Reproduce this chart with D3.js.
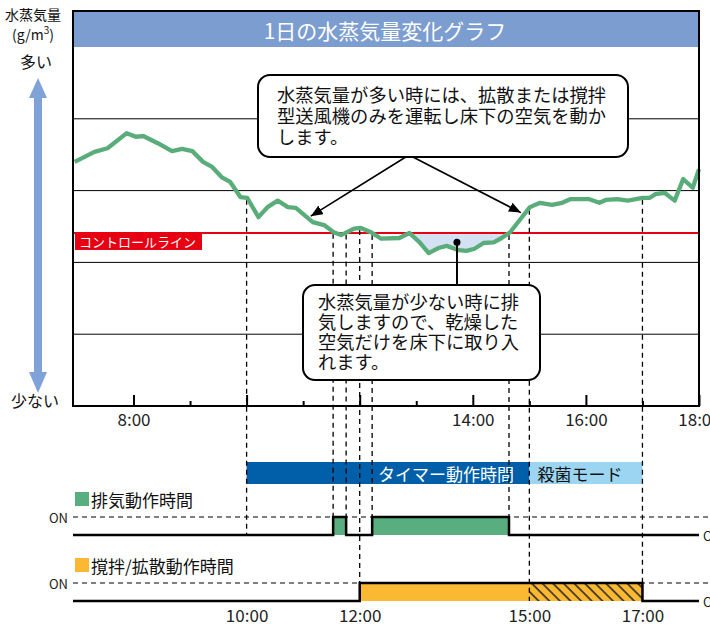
<!DOCTYPE html>
<html>
<head>
<meta charset="utf-8">
<script src="https://cdn.jsdelivr.net/npm/d3@7"></script>
<style>
  body { margin: 0; background: #fff; }
  svg { display: block; font-family: "Noto Sans CJK JP", "Noto Sans", sans-serif; }
</style>
</head>
<body>
<svg id="chart" width="710" height="635"></svg>
<script>
// time of day (hours) and water vapour level (arbitrary units, grid = 1)
const hours = [6.96, 7.31, 7.54, 7.88, 8.04, 8.17, 8.43, 8.68, 8.86, 9.04,
  9.23, 9.39, 9.57, 9.71, 9.89, 10.01, 10.21, 10.37, 10.55, 10.73,
  10.87, 11.17, 11.37, 11.54, 11.67, 11.90, 12.02, 12.20, 12.38, 12.70,
  12.88, 13.06, 13.22, 13.39, 13.54, 13.75, 13.89, 14.03, 14.19, 14.37,
  14.51, 14.66, 14.83, 15.01, 15.19, 15.40, 15.58, 15.72, 16.06, 16.24,
  16.35, 16.56, 16.74, 17.00, 17.13, 17.23, 17.39, 17.57, 17.72, 17.89, 18.00];
const vapor = [3.40, 3.54, 3.59, 3.80, 3.75, 3.76, 3.66, 3.55, 3.58, 3.55,
  3.40, 3.33, 3.18, 3.12, 2.91, 2.90, 2.63, 2.77, 2.86, 2.77,
  2.76, 2.56, 2.52, 2.42, 2.38, 2.47, 2.48, 2.42, 2.33, 2.34,
  2.41, 2.28, 2.13, 2.20, 2.23, 2.17, 2.16, 2.19, 2.27, 2.28,
  2.34, 2.42, 2.59, 2.77, 2.83, 2.80, 2.83, 2.88, 2.88, 2.83,
  2.87, 2.88, 2.86, 2.90, 2.90, 2.95, 2.97, 2.86, 3.16, 3.04, 3.30];

const controlLevel = 2.41;
const gridLevels = [1, 2, 3, 4];
const dipRange = [12.88, 14.66];

const majorTicks = [8, 10, 12, 14, 16, 18];
const minorTicks = [9, 11, 13, 15, 17];
const topTickLabels = [8, 14, 16, 18];
const bottomTickLabels = [10, 12, 15, 17];

const timerPeriod = [10, 15];
const sterilizePeriod = [15, 17];
const exhaustOn = [[11.53, 11.76], [12.22, 14.64]];
const stirOn = [[12, 17]];
const marks = [10, 11.53, 11.76, 12, 12.22, 14.64, 15, 17];

const title = "1日の水蒸気量変化グラフ";
const noteHigh = ["水蒸気量が多い時には、拡散または撹拌", "型送風機のみを運転し床下の空気を動か", "します。"];
const noteLow = ["水蒸気量が少ない時に排", "気しますので、乾燥した", "空気だけを床下に取り入", "れます。"];

const svg = d3.select("#chart");
const frame = { left: 73, right: 699, top: 11, bottom: 406, plotTop: 47 };
const rows = {
  exhaust: { on: 517, off: 535 },
  stir: { on: 583, off: 601 }
};

const x = d3.scaleLinear().domain([6.93, 18]).range([frame.left, frame.right]);
const y = d3.scaleLinear().domain([0, 5]).range([frame.bottom, frame.plotTop]);

const points = hours.map((h, i) => ({ h, v: vapor[i] }));
const bis = d3.bisector((d) => d.h).left;
const valueAt = (t) => {
  const i = Math.max(1, Math.min(points.length - 1, bis(points, t)));
  const a = points[i - 1], b = points[i];
  return a.v + ((b.v - a.v) * (t - a.h)) / (b.h - a.h);
};

const defs = svg.append("defs");
defs.append("marker")
  .attr("id", "head")
  .attr("viewBox", "0 0 12 10")
  .attr("refX", 12).attr("refY", 5)
  .attr("markerWidth", 12).attr("markerHeight", 10)
  .attr("markerUnits", "userSpaceOnUse")
  .attr("orient", "auto")
  .append("path").attr("d", "M0,0 L12,5 L0,10 z").attr("fill", "#000");
const hatch = defs.append("pattern")
  .attr("id", "hatch")
  .attr("patternUnits", "userSpaceOnUse")
  .attr("width", 7.5).attr("height", 7.5)
  .attr("patternTransform", "rotate(-45)");
hatch.append("rect").attr("width", 7.5).attr("height", 7.5).attr("fill", "#fbb933");
hatch.append("line").attr("x1", 1).attr("y1", 0).attr("x2", 1).attr("y2", 7.5)
  .attr("stroke", "#222").attr("stroke-width", 1.5);

// title bar
svg.append("rect")
  .attr("x", frame.left).attr("y", frame.top)
  .attr("width", frame.right - frame.left).attr("height", frame.plotTop - frame.top)
  .attr("fill", "#7b9dd0");
svg.append("text")
  .attr("x", (frame.left + frame.right) / 2 - 1).attr("y", 30)
  .attr("text-anchor", "middle").attr("dominant-baseline", "central")
  .attr("fill", "#fff").attr("font-size", 21)
  .text(title);

// grid lines
svg.selectAll(".grid")
  .data(gridLevels)
  .join("line")
  .attr("class", "grid")
  .attr("x1", frame.left).attr("x2", frame.right)
  .attr("y1", (d) => y(d)).attr("y2", (d) => y(d))
  .attr("stroke", "#000").attr("stroke-width", 1);

// shaded dip below the control line
const dip = points.filter((d) => d.h >= dipRange[0] && d.h <= dipRange[1]);
svg.append("path")
  .datum(dip)
  .attr("d", d3.area()
    .x((d) => x(d.h))
    .y0(y(controlLevel))
    .y1((d) => y(Math.min(d.v, controlLevel))))
  .attr("fill", "#d3e1f2");

// control line
svg.append("line")
  .attr("x1", frame.left).attr("x2", frame.right)
  .attr("y1", y(controlLevel)).attr("y2", y(controlLevel))
  .attr("stroke", "#e60012").attr("stroke-width", 2);
svg.append("rect")
  .attr("x", frame.left + 2).attr("y", y(controlLevel))
  .attr("width", 127).attr("height", 17)
  .attr("fill", "#e60012");
svg.append("text")
  .attr("x", frame.left + 6).attr("y", y(controlLevel) + 9)
  .attr("dominant-baseline", "central")
  .attr("fill", "#fff").attr("font-size", 13)
  .text("コントロールライン");

// timer bar
svg.append("rect")
  .attr("x", x(timerPeriod[0])).attr("y", 462)
  .attr("width", x(timerPeriod[1]) - x(timerPeriod[0])).attr("height", 22)
  .attr("fill", "#005fa8");
svg.append("rect")
  .attr("x", x(sterilizePeriod[0])).attr("y", 462)
  .attr("width", x(sterilizePeriod[1]) - x(sterilizePeriod[0])).attr("height", 22)
  .attr("fill", "#9bd5f2");
svg.append("text").attr("x", 446).attr("y", 473).attr("text-anchor", "middle")
  .attr("dominant-baseline", "central").attr("font-size", 17).attr("fill", "#fff").text("タイマー動作時間");
svg.append("text").attr("x", 580).attr("y", 473).attr("text-anchor", "middle")
  .attr("dominant-baseline", "central").attr("font-size", 17).attr("fill", "#111").text("殺菌モード");

// on/off rows: labels and fills
const drawRowFill = (row, periods, color, label, labelY) => {
  svg.append("rect").attr("x", 75).attr("y", labelY - 7).attr("width", 14).attr("height", 14).attr("fill", color);
  svg.append("text").attr("x", 91).attr("y", labelY).attr("dominant-baseline", "central")
    .attr("font-size", 17).attr("fill", "#111").text(label);
  svg.append("text").attr("x", 68).attr("y", row.on).attr("text-anchor", "end")
    .attr("dominant-baseline", "central").attr("font-size", 13).attr("fill", "#222").text("ON");
  svg.append("text").attr("x", 703).attr("y", row.off).attr("dominant-baseline", "central")
    .attr("font-size", 13).attr("fill", "#222").text("OFF");
  svg.append("line").attr("x1", frame.left).attr("x2", 710).attr("y1", row.on).attr("y2", row.on)
    .attr("stroke", "#000").attr("stroke-width", 1).attr("stroke-dasharray", "5,4");
  svg.selectAll(null).data(periods).join("rect")
    .attr("x", (d) => x(d[0])).attr("y", row.on)
    .attr("width", (d) => x(d[1]) - x(d[0])).attr("height", row.off - row.on)
    .attr("fill", color);
};
const drawRowStep = (row, periods) => {
  const steps = [[frame.left, row.off]];
  periods.forEach(([a, b]) => {
    steps.push([x(a), row.off], [x(a), row.on], [x(b), row.on], [x(b), row.off]);
  });
  steps.push([frame.right, row.off]);
  svg.append("path").attr("d", d3.line()(steps))
    .attr("fill", "none").attr("stroke", "#000").attr("stroke-width", 2.5);
};

drawRowFill(rows.exhaust, exhaustOn, "#58ae7e", "排気動作時間", 499);
drawRowFill(rows.stir, stirOn, "#fbb933", "撹拌/拡散動作時間", 565);
svg.append("rect")
  .attr("x", x(sterilizePeriod[0])).attr("y", rows.stir.on)
  .attr("width", x(sterilizePeriod[1]) - x(sterilizePeriod[0])).attr("height", rows.stir.off - rows.stir.on)
  .attr("fill", "url(#hatch)");

// dashed time markers
const exhaustEdges = exhaustOn.flat();
svg.selectAll(".mark")
  .data(marks)
  .join("line")
  .attr("class", "mark")
  .attr("x1", (d) => x(d)).attr("x2", (d) => x(d))
  .attr("y1", (d) => y(valueAt(d)) + 2)
  .attr("y2", (d) => exhaustEdges.includes(d) ? rows.exhaust.on : d === timerPeriod[0] ? rows.exhaust.off : rows.stir.off)
  .attr("stroke", "#000").attr("stroke-width", 1.3)
  .attr("stroke-dasharray", "5,4");

drawRowStep(rows.exhaust, exhaustOn);
drawRowStep(rows.stir, stirOn);

// vapour line
svg.append("path")
  .datum(points)
  .attr("d", d3.line().x((d) => x(d.h)).y((d) => y(d.v)))
  .attr("fill", "none")
  .attr("stroke", "#5aad7b").attr("stroke-width", 4.3)
  .attr("stroke-linejoin", "round");

// axis ticks
svg.append("g").attr("transform", `translate(0,${frame.bottom})`)
  .call(d3.axisBottom(x).tickValues(majorTicks).tickSize(-11).tickPadding(8)
    .tickFormat((d) => topTickLabels.includes(d) ? `${d}:00` : ""))
  .call((g) => g.select(".domain").remove())
  .call((g) => g.selectAll("line").attr("stroke-width", 2))
  .call((g) => g.selectAll("text").attr("font-size", 17).attr("fill", "#222")
    .attr("font-family", "\"Noto Sans CJK JP\", sans-serif"));
svg.append("g").attr("transform", `translate(0,${frame.bottom})`)
  .call(d3.axisBottom(x).tickValues(minorTicks).tickSize(-5).tickFormat(""))
  .call((g) => g.select(".domain").remove())
  .call((g) => g.selectAll("line").attr("stroke-width", 2));

// frame
svg.append("rect")
  .attr("x", frame.left).attr("y", frame.top)
  .attr("width", frame.right - frame.left).attr("height", frame.bottom - frame.top)
  .attr("fill", "none").attr("stroke", "#000").attr("stroke-width", 2);

// left arrow and labels
const ax = 38;
svg.append("path")
  .attr("d", `M${ax},78 L${ax + 9},98 L${ax + 4},98 L${ax + 4},372 L${ax + 9},372 L${ax},393 L${ax - 9},372 L${ax - 4},372 L${ax - 4},98 L${ax - 9},98 Z`)
  .attr("fill", "#7fa2d8");
svg.append("text").attr("x", 33).attr("y", 14).attr("text-anchor", "middle")
  .attr("dominant-baseline", "central").attr("font-size", 14).attr("fill", "#111").text("水蒸気量");
const unit = svg.append("text").attr("x", 33).attr("y", 34).attr("text-anchor", "middle")
  .attr("dominant-baseline", "central").attr("font-size", 14).attr("fill", "#111");
unit.append("tspan").text("(g/m");
unit.append("tspan").attr("font-size", 10).attr("dy", -5).text("3");
unit.append("tspan").attr("dy", 5).text(")");
svg.append("text").attr("x", 36).attr("y", 61).attr("text-anchor", "middle")
  .attr("dominant-baseline", "central").attr("font-size", 16).attr("fill", "#111").text("多い");
svg.append("text").attr("x", 35).attr("y", 400).attr("text-anchor", "middle")
  .attr("dominant-baseline", "central").attr("font-size", 16).attr("fill", "#111").text("少ない");

// callout: high vapour
const apex = { x: 409, y: 155 };
[11.17, 14.85].forEach((t) => {
  svg.append("line")
    .attr("x1", apex.x).attr("y1", apex.y)
    .attr("x2", x(t) + (t < 13 ? -2 : 0)).attr("y2", y(valueAt(t)) - 6)
    .attr("stroke", "#000").attr("stroke-width", 1.6)
    .attr("marker-end", "url(#head)");
});
svg.append("rect")
  .attr("x", 258).attr("y", 75).attr("width", 370).attr("height", 82)
  .attr("rx", 12).attr("fill", "#fff").attr("stroke", "#000").attr("stroke-width", 2);
noteHigh.forEach((line, i) => {
  svg.append("text")
    .attr("x", 277).attr("y", 102 + i * 21)
    .attr("font-size", 18.3).attr("fill", "#111")
    .text(line);
});

// callout: low vapour
const dotT = 13.72;
const dotY = y((controlLevel + valueAt(dotT)) / 2) + 1;
svg.append("line")
  .attr("x1", x(dotT)).attr("x2", x(dotT)).attr("y1", dotY).attr("y2", 285)
  .attr("stroke", "#000").attr("stroke-width", 2);
svg.append("circle").attr("cx", x(dotT)).attr("cy", dotY).attr("r", 3.5).attr("fill", "#000");
svg.append("rect")
  .attr("x", 303).attr("y", 285).attr("width", 237).attr("height", 95)
  .attr("rx", 12).attr("fill", "#fff").attr("stroke", "#000").attr("stroke-width", 2);
noteLow.forEach((line, i) => {
  svg.append("text")
    .attr("x", 318).attr("y", 309 + i * 20)
    .attr("font-size", 18.3).attr("fill", "#111")
    .text(line);
});

// bottom time labels
svg.append("g").attr("transform", `translate(0,${rows.stir.off})`)
  .call(d3.axisBottom(x).tickValues(bottomTickLabels).tickSize(0).tickPadding(9)
    .tickFormat((d) => `${d}:00`))
  .call((g) => g.select(".domain").remove())
  .call((g) => g.selectAll("text").attr("font-size", 17).attr("fill", "#222")
    .attr("font-family", "\"Noto Sans CJK JP\", sans-serif"));
</script>
</body>
</html>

-*-*-

**TASK TO CARRY OUT:** Which lines hold the word "chart"? Show each one.

**WRITTEN REPLY:**
Reproduce this chart with D3.js.
<svg id="chart" width="710" height="635"></svg>
const svg = d3.select("#chart");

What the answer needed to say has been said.